Unfortunately, the effect will be that suddenly they will own 10 per cent fewer shares than they did before. The theory is that this stock will be more highly rated once Transco, the heavily-regulated utility end of the business, has been decoupled from BG's go-go international arm with its exploration interests in Kazakhstan and other exotic places.

BG reckons there is a gap in the market for this type of index-linked corporate bond, now that the Government is more used to running surpluses than deficits and the flow of Treasury gilts has dried up. What is not in dispute is the fabulous investment that BG shares have proved since the business was demerged from Centrica two years ago and the chairman, Dick Giordano, advised all Sids to, er, bale out.

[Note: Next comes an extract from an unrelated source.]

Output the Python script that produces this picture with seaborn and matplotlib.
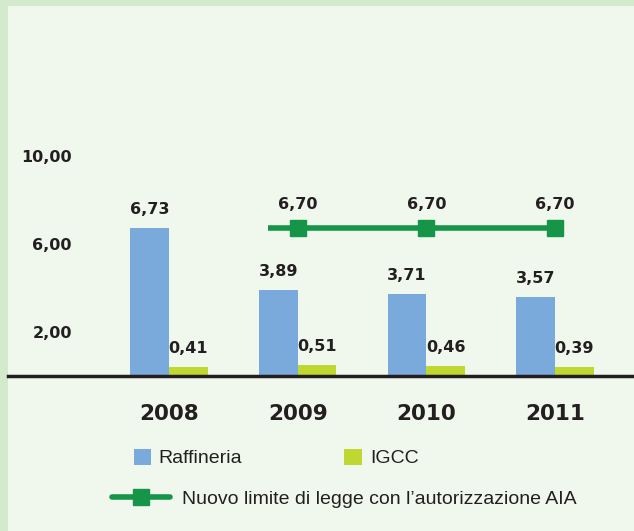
import pandas as pd
import matplotlib.pyplot as plt
import seaborn as sns
from matplotlib.patches import Patch, Rectangle
from matplotlib.lines import Line2D

# data
years = ["2008", "2009", "2010", "2011"]
raffineria = [6.73, 3.89, 3.71, 3.57]
igcc = [0.41, 0.51, 0.46, 0.39]
limit_years = ["2009", "2010", "2011"]
limit_values = [6.70, 6.70, 6.70]
ytick_values = [2, 6, 10]
ytick_labels = ["2,00", "6,00", "10,00"]

BLUE = "#7aaadb"
LIME = "#bfd730"
GREEN = "#169447"
BG = "#f0f8ee"
BORDER = "#d4eacc"
DARK = "#231f20"

df = pd.DataFrame({
    "Anno": years * 2,
    "Valore": raffineria + igcc,
    "Serie": ["Raffineria"] * 4 + ["IGCC"] * 4,
})

sns.set_theme(style="white")
plt.rcParams["font.family"] = ["DejaVu Sans"]
legend_font = {"family": ["Liberation Sans", "DejaVu Sans"], "size": 14}

fig = plt.figure(figsize=(6.34, 5.31), dpi=100)
fig.patch.set_facecolor(BORDER)
fig.patches.append(Rectangle((8 / 634, 0), 1, 1 - 6 / 531, transform=fig.transFigure,
                             facecolor=BG, edgecolor="none", zorder=-10))

ax = fig.add_axes([8 / 634, (531 - 376) / 531, 1 - 8 / 634, (376 - 6) / 531])
ax.set_facecolor("none")

sns.barplot(data=df, x="Anno", y="Valore", hue="Serie", order=years,
            hue_order=["Raffineria", "IGCC"], palette=[BLUE, LIME],
            width=0.6, saturation=1, linewidth=0, legend=False, ax=ax)

ax.set_xlim(-1.251, 3.614)
ax.set_ylim(0, 16.8)

# value labels
for cont in ax.containers:
    ax.bar_label(cont, labels=[f"{v:.2f}".replace(".", ",") for v in cont.datavalues],
                 padding=8, fontsize=11.5, fontweight="bold", color=DARK)

# limit line
pos = [years.index(y) for y in limit_years]
ax.plot([pos[0] - 0.23] + pos, [limit_values[0]] + limit_values, color=GREEN, lw=4,
        solid_capstyle="butt", zorder=3)
ax.plot(pos, limit_values, ls="none", marker="s", ms=12, color=GREEN, zorder=4)
for p, v in zip(pos, limit_values):
    ax.annotate(f"{v:.2f}".replace(".", ","), (p, v), xytext=(0, 12),
                textcoords="offset points", ha="center", va="bottom",
                fontsize=11.5, fontweight="bold", color=DARK)

# axes styling
for s in ["top", "right", "left"]:
    ax.spines[s].set_visible(False)
ax.spines["bottom"].set_color(DARK)
ax.spines["bottom"].set_linewidth(2.5)
ax.set_yticks(ytick_values)
ax.set_yticklabels(ytick_labels)
ax.tick_params(axis="y", length=0, pad=-46, labelsize=11.5, labelcolor=DARK)
ax.tick_params(axis="x", length=0, pad=20, labelsize=15.5, labelcolor=DARK)
for t in ax.get_xticklabels() + ax.get_yticklabels():
    t.set_fontweight("bold")
ax.set_xlabel("")
ax.set_ylabel("")

# legends
h1 = [Patch(facecolor=BLUE, edgecolor="none", label="Raffineria"),
      Patch(facecolor=LIME, edgecolor="none", label="IGCC")]
leg1 = fig.legend(handles=h1, loc="upper left", bbox_to_anchor=(116 / 634, 1 - 431 / 531),
                  ncol=2, frameon=False, handlelength=0.9, handleheight=0.9,
                  handletextpad=0.4, columnspacing=5.25, prop=legend_font)
for t in leg1.get_texts():
    t.set_color(DARK)
h2 = [Line2D([0], [0], color=GREEN, lw=4, marker="s", ms=12,
             label="Nuovo limite di legge con l\u2019autorizzazione AIA")]
leg2 = fig.legend(handles=h2, loc="upper left", bbox_to_anchor=(94 / 634, 1 - 473 / 531),
                  frameon=False, handlelength=3.0, handletextpad=0.6, prop=legend_font)
for t in leg2.get_texts():
    t.set_color(DARK)

fig.savefig("out.png", dpi=100, facecolor=fig.get_facecolor())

Since then the shares have ignored the worst that Claire Spottiswoode could throw at them - histrionically dubbed by BG as the "biggest smash and grab raid in history" - outperforming the market by 70 per cent. BG has even found enough spare money in the business to return pounds 1.3bn to shareholders, even as its market capitalisation doubles.

Meanwhile, the national gas network has not blown up and the 10,000 job losses that British Gas warned about have turned out to be nearer 2,000. Now there is another regulatory review on the horizon, chaired by Ms Spottiswoode's successor, a clever banker called Callum McCarthy.

BG is anxious to demonstrate for itself how much more operational efficiency can be squeezed out of Transco before the regulator gets ideas of his own. It is also keen to curry favour with Mr McCarthy by ring-fencing Transco from its unregulated business, so it can show that the one is not subsidising the other.

The logical extension of the legal and financial separation that BG plans for its pipeline and exploration arms would be a full demerger to unlock even more shareholder value. BG's top brass insists that such a move is not on the cards and by implication would not be in shareholders' interests. However, having advised small shareholders to sell out at the bottom, it is not clear that the BG board is best qualified to decide such matters.